Piezas
de ficción/ Jordi Soler
El
País |26 de septiembre de 2015
En
su novela La sombra del maguey, Pere Calders nos cuenta la vida de un catalán
exiliado en la Ciudad de México. Este hombre está casado con una mujer mexicana
y tiene un hijo al que ha llamado Jordi y con el que pretende formar un
microcosmos catalán dentro de su hogar que es, por imposición de su mujer,
rigurosamente mexicano. Este hombre se empeña en hablar en catalán con su hijo,
pero el niño ya tiene suficiente con la manera despiadada en que se mofan sus
amiguitos de ese nombre, Jordi, que en México es una rareza. El pobre exiliado
termina arrinconado por la mexicanidad del entorno y usando el catalán
exclusivamente con su perro, que es el único que entiende cuando le pide, en su
lengua materna, que le lleve las pantuflas o el periódico.
Lo
mejor de Pere Calders son sus impagables cuentos, pero ese personaje de novela
que se empeña en conservar su catalanidad me ha parecido siempre entrañable,
seguramente porque nací en México, en una familia de exiliados catalanes, y muy
pronto comprobé que allá mi nombre, como el del niño de la novela, era también
una rareza.
Mi
familia perdió la guerra y se fue al exilio y, igual que otras miles de
familias, terminó instalándose en México y, como el personaje de Calders, se
empeñó en conservar su catalanidad en aquel país en el que la palabra Cataluña,
antes de Serrat y de la difusión planetaria del Barça, sonaba a pueblo húngaro.

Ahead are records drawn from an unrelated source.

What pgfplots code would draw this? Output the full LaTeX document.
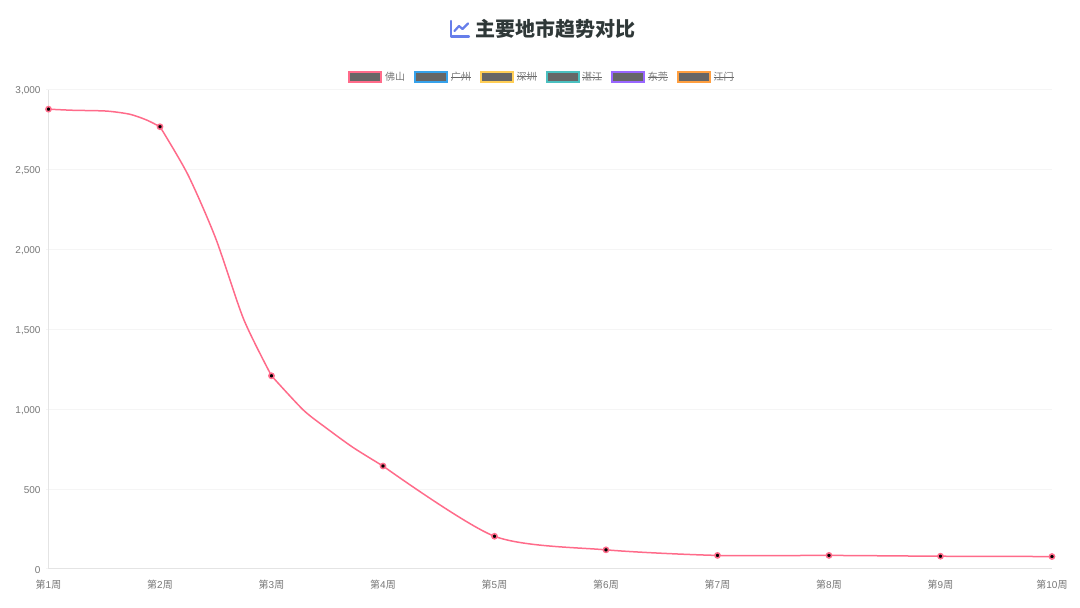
\documentclass[border=0pt]{standalone}
\usepackage{fontspec}
\usepackage{pgfplots}
\pgfplotsset{compat=1.18}
\setmainfont{Liberation Sans}
\newfontfamily\cjk{Noto Sans CJK SC}

\definecolor{fs}{HTML}{FF6B8A}
\definecolor{gz}{HTML}{36A2EB}
\definecolor{sz}{HTML}{FFCE56}
\definecolor{zj}{HTML}{4BC0C0}
\definecolor{dg}{HTML}{9966FF}
\definecolor{jm}{HTML}{FF9F40}
\definecolor{swt}{HTML}{666666}
\definecolor{lbl}{HTML}{777777}
\definecolor{gridc}{HTML}{F5F5F5}
\definecolor{axisc}{HTML}{E4E4E4}
\definecolor{ttl}{HTML}{2F3838}
\definecolor{icon}{HTML}{667EEA}

\newcommand\wk[1]{{\cjk 第}#1{\cjk 周}}
% hidden legend entries are struck through
\newcommand\hid[1]{\leavevmode\rlap{\textcolor{swt}{\rule[3.2pt]{20pt}{0.7pt}}}#1}
\newcommand\swatch[1]{\addlegendimage{legend image code/.code={
  \draw[draw=#1, fill=swt, line width=2pt] (0pt,-5pt) rectangle (32pt,5pt);}}}

\begin{document}
\begin{tikzpicture}[x=1pt,y=1pt]
\path[use as bounding box] (0,0) rectangle (1080,608);

\begin{axis}[
  at={(48.5pt,39pt)}, anchor=south west,
  scale only axis, width=1003.5pt, height=479pt,
  xmin=0, xmax=9, ymin=0, ymax=3000,
  clip=false,
  axis x line=bottom, axis y line=left,
  axis line style={draw=axisc, line width=1pt, -},
  xtick={0,...,9},
  xticklabels={\wk{1},\wk{2},\wk{3},\wk{4},\wk{5},\wk{6},\wk{7},\wk{8},\wk{9},\wk{10}},
  ytick={0,500,...,3000},
  ymajorgrids,
  grid style={draw=gridc, line width=1pt},
  major tick length=6pt,
  tick style={draw=gridc, line width=1pt},
  xtick style={draw=none},
  tick label style={text=lbl, font=\fontsize{10}{12}\selectfont},
  xticklabel style={yshift=-4.5pt},
  yticklabel style={xshift=-1.5pt, yshift=-1pt},
  /pgf/number format/assume math mode=true,
  scaled y ticks=false,
  y tick label style={/pgf/number format/.cd, fixed, 1000 sep={,}},
  legend columns=6,
  legend style={
    at={(493.5pt,492pt)}, anchor=center,
    draw=none, fill=none, inner sep=0pt, outer sep=0pt,
    font=\fontsize{10}{12}\selectfont, text=lbl,
    /tikz/every even column/.style={column sep=7pt},
    /tikz/every odd column/.style={column sep=0.7pt},
  },
  legend cell align=left,
]
\swatch{fs}\addlegendentry{\cjk 佛山}
\swatch{gz}\addlegendentry{\cjk\hid{广州}}
\swatch{sz}\addlegendentry{\cjk\hid{深圳}}
\swatch{zj}\addlegendentry{\cjk\hid{湛江}}
\swatch{dg}\addlegendentry{\cjk\hid{东莞}}
\swatch{jm}\addlegendentry{\cjk\hid{江门}}

% the line in pieces, extra points in the first three weeks
\pgfplotsset{every axis plot/.append style={forget plot}}
\addplot[color=fs, line width=1.5pt, line cap=round, smooth, tension=0.45] coordinates {
  (0,2880) (0.22,2873) (0.52,2868) (0.73,2848) (0.88,2812) (1,2770)
};
\addplot[color=fs, line width=1.5pt, line cap=round, smooth, tension=0.45] coordinates {
  (1,2770) (1.25,2470) (1.5,2070) (1.75,1565) (2,1210)
};
\addplot[color=fs, line width=1.5pt, line cap=round, smooth, tension=0.45] coordinates {
  (2,1210) (2.285,996) (2.495,881) (2.734,760) (3,645)
};
\addplot[color=fs, line width=1.5pt, line cap=round, smooth, tension=0.45] coordinates {
  (3,645) (4,205) (5,120) (6,85) (7,85) (8,80) (9,78)
};
% the weekly values
\addplot[
  only marks,
  mark=*, mark size=2.6pt,
  mark options={draw=fs, fill=black, line width=1.5pt},
] coordinates {
  (0,2880) (1,2770) (2,1210) (3,645) (4,205)
  (5,120) (6,85) (7,85) (8,80) (9,78)
};
\end{axis}

% title with chart-line icon
\draw[icon, line width=2.2pt, line cap=round, line join=round]
  (451,587) -- (451,571.5) -- (469,571.5);
\draw[icon, line width=2.2pt, line cap=round, line join=round]
  (454.5,577) -- (459,582) -- (462.5,579) -- (468,584.5);
\node[anchor=center, text=ttl, inner sep=0pt] at (555,579)
  {\fontsize{20}{24}\selectfont\cjk\bfseries 主要地市趋势对比};
\end{tikzpicture}
\end{document}
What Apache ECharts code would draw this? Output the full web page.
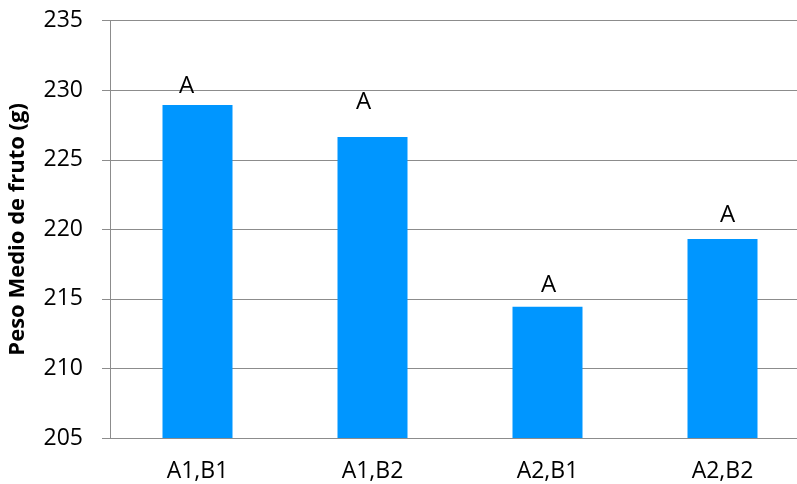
<!DOCTYPE html>
<html><head><meta charset="utf-8">
<script src="https://cdn.jsdelivr.net/npm/echarts@6/dist/echarts.min.js"></script>
<style>html,body{margin:0;padding:0;background:#fff}#c{width:797px;height:484px}</style>
</head><body><div id="c"></div>
<script>
const categories = ['A1,B1', 'A1,B2', 'A2,B1', 'A2,B2'];
const values = [228.94, 226.64, 214.44, 219.31];
const letters = ['A', 'A', 'A', 'A'];
const yTicks = [205, 210, 215, 220, 225, 230, 235];

// label placement (style only)
const labelOffsets = [[-11, -7], [-9, -23], [1, -10], [5, -12]];

const chart = echarts.init(document.getElementById('c'), null, {renderer: 'canvas'});
const font = 'Open Sans';
chart.setOption({
  animation: false,
  grid: {left: 110, right: -13, top: 20.7, bottom: 46, outerBoundsMode: 'none', containLabel: false},
  xAxis: {
    type: 'category',
    data: categories,
    axisLine: {lineStyle: {color: '#8c8c8c', width: 1}},
    axisTick: {show: false},
    axisLabel: {color: '#000', fontFamily: font, fontSize: 23, margin: 22}
  },
  yAxis: {
    type: 'value',
    min: yTicks[0],
    max: yTicks[yTicks.length - 1],
    interval: 5,
    name: 'Peso Medio de fruto (g)',
    nameLocation: 'middle',
    nameGap: 81,
    nameTextStyle: {color: '#000', fontFamily: font, fontSize: 22, fontWeight: 'bold'},
    axisLine: {show: true, lineStyle: {color: '#8c8c8c', width: 1}},
    axisTick: {show: true, length: 8, lineStyle: {color: '#8c8c8c'}},
    splitLine: {lineStyle: {color: '#8c8c8c', width: 1}},
    axisLabel: {color: '#000', fontFamily: font, fontSize: 23, margin: 27}
  },
  series: [{
    type: 'bar',
    barWidth: '40%',
    itemStyle: {color: '#0096FF'},
    data: values.map((v, i) => ({
      value: v,
      label: {
        show: true, position: 'top', distance: 0,
        offset: labelOffsets[i],
        formatter: letters[i],
        color: '#000', fontFamily: font, fontSize: 24
      }
    }))
  }]
});
</script></body></html>
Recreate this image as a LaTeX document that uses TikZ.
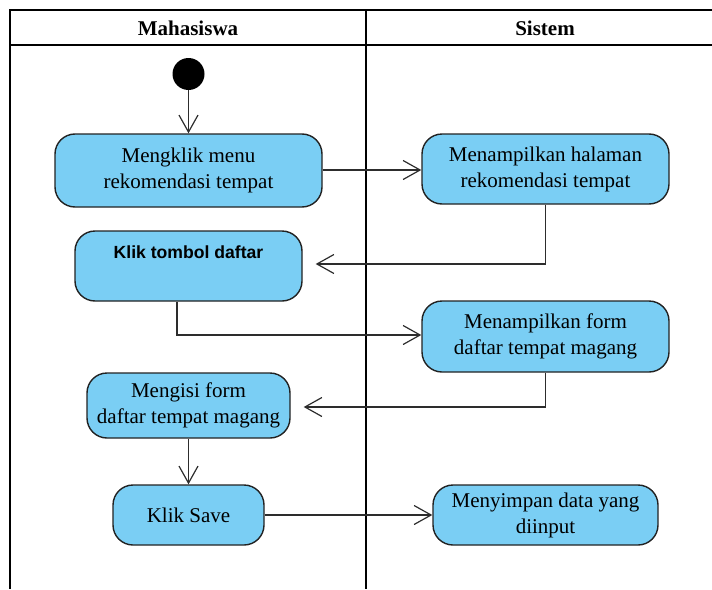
\documentclass[tikz,border=0pt]{standalone}
\usepackage{fontspec}
\setmainfont{Liberation Serif}
\newfontfamily\arialfont{Liberation Sans}
\usetikzlibrary{arrows.meta}
\definecolor{actfill}{RGB}{122,206,244}
\definecolor{actline}{RGB}{34,34,34}
\definecolor{flowline}{RGB}{45,45,45}
\begin{document}
\begin{tikzpicture}[x=1pt,y=-1pt,
  lane/.style={line width=1.2pt, draw=black},
  act/.style={draw=actline, fill=actfill, line width=1.4pt, rounded corners=20pt,
    align=center, inner sep=0pt, font=\fontsize{21}{26}\selectfont},
  flow/.style={draw=flowline, line width=1.2pt,
    -{Straight Barb[length=17pt,width=19pt,line width=1.2pt]}},
  hdr/.style={font=\bfseries\fontsize{21}{24}\selectfont},
  startdot/.style={circle, fill=black, minimum size=32pt, inner sep=0pt}]
\useasboundingbox (0,0) rectangle (712,589);

% swimlane frame
\draw[lane] (712,10) -- (10,10) -- (10,589);
\draw[lane] (10,45) -- (712,45);
\draw[lane] (366,10) -- (366,589);
\node[hdr] (hm) at (188,28) {Mahasiswa};
\node[hdr] (hs) at (545,28) {Sistem};

% initial node
\node[startdot] (start) at (188.5,74) {};

% activities
\node[act, minimum width=267pt, minimum height=73pt] (a1) at (188.5,170.5)
  {Mengklik menu\\rekomendasi tempat};
\node[act, minimum width=247pt, minimum height=70pt] (s1) at (545.5,169)
  {Menampilkan halaman\\rekomendasi tempat};
\node[act, minimum width=227pt, minimum height=70pt, text height=13pt, text depth=28pt,
  font=\arialfont\bfseries\fontsize{17.6}{21}\selectfont] (a2) at (188.5,266)
  {Klik tombol daftar};
\node[act, minimum width=247pt, minimum height=71pt] (s2) at (545.5,336.5)
  {Menampilkan form\\daftar tempat magang};
\node[act, minimum width=203pt, minimum height=65pt] (a3) at (188.5,405.5)
  {Mengisi form\\daftar tempat magang};
\node[act, minimum width=151pt, minimum height=60pt] (a4) at (188.5,515)
  {Klik Save};
\node[act, minimum width=225pt, minimum height=60pt] (s3) at (545.5,515)
  {Menyimpan data yang\\diinput};

% control flows
\draw[flow] (start) -- (a1.north);
\draw[flow] (a1.east |- 0,170) -- (s1.west |- 0,170);
\draw[flow, shorten >=13pt] (s1.south) |- (a2.east |- 0,264);
\draw[flow] ([xshift=-11.5pt]a2.south) |- (s2.west |- 0,335);
\draw[flow, shorten >=13pt] (s2.south) |- (a3.east |- 0,407);
\draw[flow] (a3.south) -- (a4.north);
\draw[flow] (a4.east) -- (s3.west);
\end{tikzpicture}
\end{document}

Los catalanes que se exiliaron en México, y en otros países de Latinoamérica,
mantuvieron su lengua y su cultura mientras aquí Franco imponía la España
monolingüe; un esfuerzo conmovedor al que, por cierto, el establishment de los
catalanes que consiguieron quedarse aquí nunca ha concedido la dimensión que
tiene, ni les ha hecho ningún caso, con la excepción de esta temporada en la
que el independentismo coquetea con sus votos. Aquellos catalanes de ultramar
estaban en México, pero vivían en una Cataluña imaginaria, en un país de
ficción que no estaba anclado a la realidad.
Pensaba
en esto durante las vacaciones de verano porque en más de una ocasión, en
California y en México, tuve que explicar lo que está sucediendo en Cataluña;
una tarea muy fácil si se es independentista o si se está en contra de la
independencia, pero muy complicada si se mira el fenómeno desde el
escepticismo, si se tratan de encontrar elementos universales para desmontar,
de forma más o menos racional, el proceso independentista.
Curiosamente,
California ha sido alguna vez el referente de lo que podría ser Cataluña si se
independizara, y México, al haberse independizado de España hace 205 años, es
visto con cierta complicidad por el independentismo, a pesar de que se trata de
procesos históricos radicalmente distintos.
El
independentismo catalán y su contraparte, los detractores del independentismo,
son dos historias cuya narrativa está fundamentada en la creencia, los datos
que ofrece uno y otro bando son escasos y ambos nos pintan una Cataluña tan
ficticia como aquella de ultramar. “Los problemas económicos de Cataluña
desaparecerán en cuanto seamos independientes”; esta pieza de ficción tiene su
contraparte en esta otra: “Una Cataluña independiente se quedará durante años
orbitando fuera de la Unión Europea”. Estamos ante ese vertiginoso pensamiento
dogmático que con tanto éxito han implantado los curas. ¿Por qué no aparece el
president en la televisión y nos explica los elementos, los datos duros que lo
hacen pensar que la independencia nos convertiría en un país más próspero?
Pero
esta explicación, para convencernos a los escépticos, tendría que estar
minuciosamente atornillada a la realidad, tendría que presentarnos datos
comprobables y proporcionarnos las fuentes de las que proviene su información,
y lo mismo tendría que hacer el presidente Rajoy, explicarnos con datos duros y
verificables las desventajas de la independencia. ¿Por qué no lo hacen?,
probablemente porque ninguno tiene datos suficientes pero, sobre todo, porque
no hace falta, porque es mucho más efectiva una encendida arenga nacionalista,
aunque sea del todo irracional, y en este caso el problema ya no es ni del
presidente ni del president, que como buenos políticos hacen lo que pueden para
mantener su posición; el problema por desgracia es nuestro.